Alma desdobrada, cap. 108, 109, 110, 111 e 112.

Alma desdobrada, capítulos 108, 109, 110, 111 e 112.

 

108.

          devo ir a petrópolis, receber uma duplicata para a madeirit. levo o primeiro volume de crime e castigo. comprei-o, porque lera recordações da casa dos mortos, um livro que achara estranhamente belo. eu tinha comprado as recordações por acaso, numa liquidação de livros; havia um nero, de alexandre dumas, e as recordações. nada sabia a respeito do autor. ninguém jamais falara a mim sobre ele. deu-se, pois, que li as recordações e comprei o crime e castigo.

          naquela época eu não sabia o que me atraía em dostoievski. eu o amei loucamente desde o princípio. nenhum homem, nenhuma criatura, me falou tanto ou tão fundo do que penso ser meu: meu coração, meu destino, minha vida, minha história, meu universo.

 

109.

          Z…, Z…, que coisas adormecem no teu coração?

          Z…, Z…, que coisas já se despertaram em você?

          Z…, Z…, me fale de mim, jorge! quero saber mais de você.

 

 110.

          fiquei dias e dias sem escrever. assim resolvi, porque sentia que não estava tendo tempo para me dedicar a este livro como eu acho que é preciso. escrever reflexões sobre toda uma existência, assim dessa maneira tão fragmentada, vai requerer uma dedicação exclusiva. eu estava me perdendo no meio de certos pedaços. parei e voltarei depois, com um propósito absoluto: quero ir até o limite de todas as coisas.

          se peguei o texto agora, foi apenas para dizer de mim, hoje.

          estou triste, como estou triste!

          estou triste, porque me percebo não amando Z….

          não sei se essa fênix renascerá depois, de suas próprias cinzas, como já aconteceu outras vezes. estou vazio, como que meio morto.

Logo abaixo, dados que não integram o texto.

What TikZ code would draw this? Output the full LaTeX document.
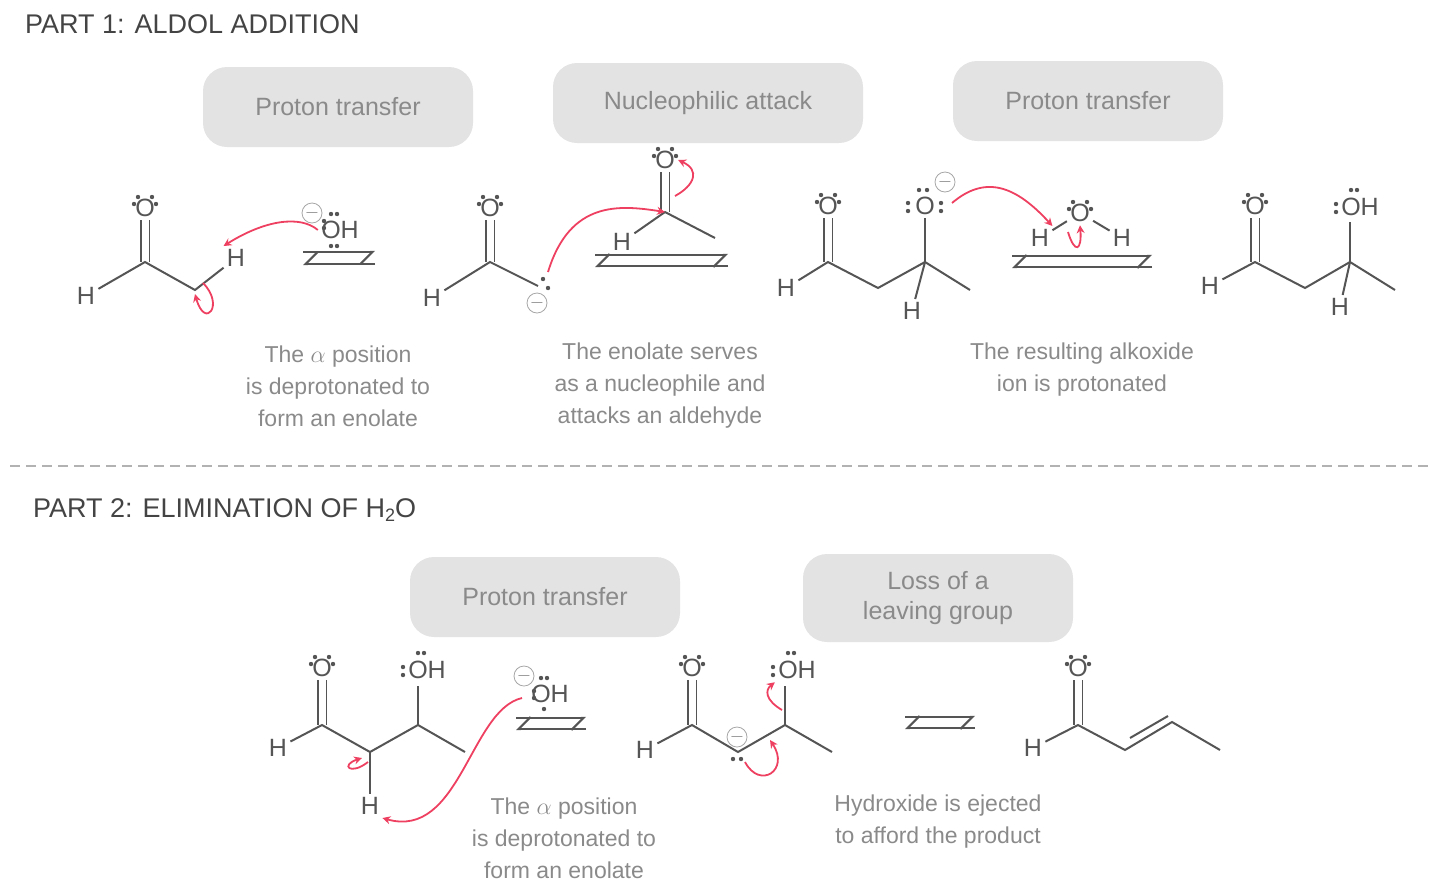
\documentclass[tikz,border=0pt]{standalone}
\usepackage{fontspec}
\setmainfont{Liberation Sans}
\usetikzlibrary{arrows.meta}
\definecolor{bondc}{HTML}{555555}
\definecolor{capc}{HTML}{8A8A8A}
\definecolor{redc}{HTML}{EE4060}
\tikzset{
 atm/.style={text=bondc,font=\fontsize{12.5}{14}\selectfont,inner sep=1.5pt},
 bd/.style={draw=bondc,line width=1pt},
 db/.style={draw=bondc,line width=0.9pt,double,double distance=3.5pt},
 captxt/.style={text=capc,font=\fontsize{11.5}{16}\selectfont,align=center},
 ban/.style={fill=gray!22,rounded corners=12pt,text=capc,font=\fontsize{12.5}{15}\selectfont,align=center,minimum height=40pt,minimum width=135pt},
 eqa/.style={draw=bondc,line width=1.1pt},
 rarr/.style={draw=redc,line width=0.9pt,-{Stealth[length=4pt,width=4pt]}},
 chg/.style={circle,draw=gray!70,text=gray,inner sep=0pt,minimum size=10pt,font=\fontsize{9}{9}\selectfont},
 tit/.style={text=bondc!80!black,font=\fontsize{13.5}{15}\selectfont,anchor=west}
}
\newcommand\lpt[1]{\fill[bondc] ([shift={(-11,-4)}]#1.center) circle (2.2);\fill[bondc] ([shift={(-7,-11)}]#1.center) circle (2.2);
\fill[bondc] ([shift={(7,-11)}]#1.center) circle (2.2);\fill[bondc] ([shift={(11,-4)}]#1.center) circle (2.2);}
\newcommand\lpdots[3]{\fill[bondc] ([shift={(#2,#3)}]#1.center) circle (2.2);}
\newcommand\eqarrow[4]{% x1 x2 ytop ybot
\coordinate (ea#1) at (#1,#3);\coordinate (eb#1) at (#2,#3);
\coordinate (ec#1) at (#2,#4);\coordinate (ed#1) at (#1,#4);
\draw[eqa,-{Straight Barb[right,length=6pt]}] (ea#1) -- (eb#1);
\draw[eqa,-{Straight Barb[right,length=6pt]}] (ec#1) -- (ed#1);}
\begin{document}
\begin{tikzpicture}[x=0.5pt,y=-0.5pt]
\useasboundingbox (0,0) rectangle (1440,895);
\node[tit] (t1) at (18,24) {PART 1: ALDOL ADDITION};
\node[tit] (t2) at (26,510) {PART 2: ELIMINATION OF H\raisebox{-0.3ex}{\fontsize{9}{9}\selectfont 2}O};
\coordinate (dl) at (10,466); \coordinate (dr) at (1432,466);
\draw[gray!60,line width=1pt,dash pattern=on 5pt off 3pt] (dl) -- (dr);
% banners
\node[ban] (b1) at (338,107) {Proton transfer};
\node[ban,minimum width=155pt] (b2) at (708,103) {Nucleophilic attack};
\node[ban] (b3) at (1088,101) {Proton transfer};
\node[ban] (b4) at (545,597) {Proton transfer};
\node[ban,minimum height=44pt] (b5) at (938,598) {Loss of a\\leaving group};
% captions
\node[captxt] (c1) at (338,386) {The $\alpha$ position\\is deprotonated to\\form an enolate};
\node[captxt] (c2) at (660,386) {The enolate serves\\as a nucleophile and\\attacks an aldehyde};
\node[captxt] (c3) at (1082,370) {The resulting alkoxide\\ion is protonated};
\node[captxt] (c4) at (564,838) {The $\alpha$ position\\is deprotonated to\\form an enolate};
\node[captxt] (c5) at (938,822) {Hydroxide is ejected\\to afford the product};
% equilibrium arrows
\eqarrow{303}{375}{252}{264}
\eqarrow{595}{728}{255}{266}
\eqarrow{1012}{1152}{256}{267}
\eqarrow{516}{586}{718}{729}
\eqarrow{905}{975}{717}{728}
% ---------- M1
\node[atm] (o1) at (145,208) {O}; \lpt{o1}
\coordinate (c11) at (145,262); \coordinate (c12) at (195,290);
\node[atm] (h11) at (86,296) {H}; \node[atm] (h12) at (236,258) {H};
\draw[db] (o1) -- (c11); \draw[bd] (h11) -- (c11) -- (c12) -- (h12);
\node[atm] (oh1) at (340,230) {OH}; \lpdots{oh1}{-16}{-2}\lpdots{oh1}{-16}{-9}\lpdots{oh1}{-9}{-16}\lpdots{oh1}{-3}{-16}\lpdots{oh1}{-9}{16}\lpdots{oh1}{-3}{16}
\node[chg] (m1) at (312,213) {$-$};
\draw[rarr] (oh1.west) .. controls (300,215) and (265,220) .. (h12.north west);
\coordinate (r1a) at (203,283); \coordinate (r1b) at (195,294);
\draw[rarr] (r1a) .. controls (225,305) and (205,330) .. (r1b);
% ---------- M2
\node[atm] (o2) at (490,208) {O}; \lpt{o2}
\coordinate (c21) at (490,262); \coordinate (c22) at (538,286);
\node[atm] (h21) at (432,298) {H};
\draw[db] (o2) -- (c21); \draw[bd] (h21) -- (c21) -- (c22);
\lpdots{o2}{53}{71}\lpdots{o2}{58}{80}
\node[chg] (m2) at (537,303) {$-$};
\node[atm] (o3) at (665,160) {O}; \lpt{o3}
\coordinate (c31) at (665,212); \coordinate (c32) at (715,238);
\node[atm] (h31) at (622,242) {H};
\draw[db] (o3) -- (c31); \draw[bd] (h31) -- (c31) -- (c32);
\coordinate (r2a) at (548,272);
\draw[rarr] (r2a) .. controls (570,200) and (620,205) .. (c31);
\coordinate (r3a) at (675,196);
\draw[rarr] (r3a) .. controls (695,185) and (700,170) .. (o3.east);
% ---------- M3
\node[atm] (o4) at (828,206) {O}; \lpt{o4}
\coordinate (c41) at (828,262); \coordinate (c42) at (878,288); \coordinate (c43) at (925,262); \coordinate (c44) at (970,290);
\node[atm] (h41) at (786,288) {H}; \node[atm] (h42) at (912,311) {H};
\node[atm] (o5) at (925,206) {O};
\lpdots{o5}{-6}{-16}\lpdots{o5}{2}{-16}\lpdots{o5}{-17}{-3}\lpdots{o5}{-17}{5}\lpdots{o5}{16}{-3}\lpdots{o5}{16}{5}
\node[chg] (m3) at (945,182) {$-$};
\draw[db] (o4) -- (c41); \draw[bd] (h41) -- (c41) -- (c42) -- (c43) -- (c44); \draw[bd] (c43) -- (o5); \draw[bd] (c43) -- (h42);
\node[atm] (ow) at (1080,213) {O}; \lpt{ow}
\node[atm] (hw1) at (1040,238) {H}; \node[atm] (hw2) at (1122,238) {H};
\draw[bd] (hw1) -- (ow) -- (hw2);
\coordinate (r4a) at (952,203);
\draw[rarr] (r4a) .. controls (985,175) and (1015,185) .. (hw1.north east);
\coordinate (r5a) at (1068,232);
\draw[rarr] (r5a) .. controls (1075,255) and (1082,250) .. (ow.south);
% ---------- M4
\node[atm] (o6) at (1255,206) {O}; \lpt{o6}
\coordinate (c61) at (1255,262); \coordinate (c62) at (1305,288); \coordinate (c63) at (1350,262); \coordinate (c64) at (1395,290);
\node[atm] (h61) at (1210,286) {H}; \node[atm] (h62) at (1340,307) {H};
\node[atm] (oh6) at (1360,207) {OH}; \lpdots{oh6}{-24}{-3}\lpdots{oh6}{-24}{5}\lpdots{oh6}{-9}{-17}\lpdots{oh6}{-3}{-17}
\coordinate (o6b) at (1350,222);
\draw[db] (o6) -- (c61); \draw[bd] (h61) -- (c61) -- (c62) -- (c63) -- (c64); \draw[bd] (c63) -- (o6b); \draw[bd] (c63) -- (h62);
% ---------- M5
\node[atm] (o7) at (322,668) {O}; \lpt{o7}
\coordinate (c71) at (322,725); \coordinate (c72) at (370,752); \coordinate (c73) at (418,725); \coordinate (c74) at (465,752);
\node[atm] (h71) at (278,748) {H}; \node[atm] (h72) at (370,806) {H};
\node[atm] (oh7) at (427,670) {OH}; \lpdots{oh7}{-24}{-3}\lpdots{oh7}{-24}{5}\lpdots{oh7}{-9}{-17}\lpdots{oh7}{-3}{-17}
\coordinate (o7b) at (418,686);
\draw[db] (o7) -- (c71); \draw[bd] (h71) -- (c71) -- (c72) -- (c73) -- (c74); \draw[bd] (c73) -- (o7b); \draw[bd] (c72) -- (h72);
\node[atm] (oh8) at (550,694) {OH}; \lpdots{oh8}{-16}{-3}\lpdots{oh8}{-16}{4}\lpdots{oh8}{-9}{-16}\lpdots{oh8}{-3}{-16}\lpdots{oh8}{-6}{15}
\node[chg] (m8) at (524,676) {$-$};
\coordinate (r6a) at (522,698);
\draw[rarr] (r6a) .. controls (470,710) and (460,840) .. (h72.south east);
\coordinate (r7a) at (368,762); \coordinate (r7b) at (362,758);
\draw[rarr] (r7a) .. controls (350,776) and (340,765) .. (r7b);
% ---------- M6
\node[atm] (o9) at (692,668) {O}; \lpt{o9}
\coordinate (c91) at (692,725); \coordinate (c92) at (738,752); \coordinate (c93) at (785,725); \coordinate (c94) at (832,752);
\node[atm] (h91) at (645,750) {H};
\node[atm] (oh9) at (797,670) {OH}; \lpdots{oh9}{-24}{-3}\lpdots{oh9}{-24}{5}\lpdots{oh9}{-9}{-17}\lpdots{oh9}{-3}{-17}
\coordinate (o9b) at (785,686);
\draw[db] (o9) -- (c91); \draw[bd] (h91) -- (c91) -- (c92) -- (c93) -- (c94); \draw[bd] (c93) -- (o9b);
\node[chg] (m9) at (737,737) {$-$};
\lpdots{m9}{-4}{22}\lpdots{m9}{4}{22}
\coordinate (r8a) at (745,762); \coordinate (r8b) at (770,740);
\draw[rarr] (r8a) .. controls (760,790) and (790,770) .. (r8b);
\coordinate (r9a) at (782,710);
\draw[rarr] (r9a) .. controls (765,700) and (765,690) .. (oh9.south west);
% ---------- M7
\node[atm] (o10) at (1078,668) {O}; \lpt{o10}
\coordinate (c101) at (1078,725); \coordinate (c102) at (1125,750); \coordinate (c103) at (1172,722); \coordinate (c104) at (1220,750);
\node[atm] (h101) at (1033,748) {H};
\draw[db] (o10) -- (c101); \draw[bd] (h101) -- (c101) -- (c102) -- (c103) -- (c104);
\coordinate (dbA) at (1130,738); \coordinate (dbB) at (1168,716);
\draw[bd] (dbA) -- (dbB);
\end{tikzpicture}
\end{document}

          apatetado, de pé, escultura a mostrar um grande oco por dentro da alma. sinto como se tivessem tirando as rolhas que tampassem os meus dedos dos pés e, lentamente, sem nenhum alarde, a vida se me foi escapando. senti que algo descia e se perdia no mundo, escorregava pra fora, me deixando oco de tudo.

          estive uns dias incapaz de sofrer.

          não quero me alongar.

          sofro porque não amo Z….

          não te amo, Z….

          meu amigo.

          quero chorar.

 

111.

          quanto tempo estive longe desse livro! dá pra dizer, então, que longo foi o tempo em que estive longe de mim mesmo, daquilo que, de tão profundamente meu, não venha mais a me pertencer, mas vague num fundo, solto num mar sem dono nem direção.

 

112.

          por força de minha terapia, resolvo num qualquer momento, escrever sobre tudo aquilo cuja lembrança me incomoda. chamaria a isto de diário sórdido. estou lanchando com Z… e lhe falo de minha ideia. porque escrever apenas das coisas desagradáveis?, ele pergunta. não sei. acho que quero me livrar delas. jorge, ele discute, tudo tem o mesmo significado, o sórdido e o sublime. eu não me convenço de momento. quando iniciei estas anotações, todavia, meu corpo e minha alma pediram luzes e alegrias, a contracenar com as tão desagradáveis coisas que eu pretendia escrever. também me pareceu que a palavra correta não seria sórdido mas triste. prefiro como está sendo. não é um diário sórdido. não há, não existe em minha vida o que seja sórdido. há coisas aceitas e coisas condenadas. o comum dos mortais tem medo de algumas liberdades. não quero discutir isto agora. quero apenas dizer como é profundo, isto da gente ser inteiramente livre para qualquer forma de vida.

          Z…, admiro tua maturidade. sempre admirei. te amo tanto, também, sabia? sabia.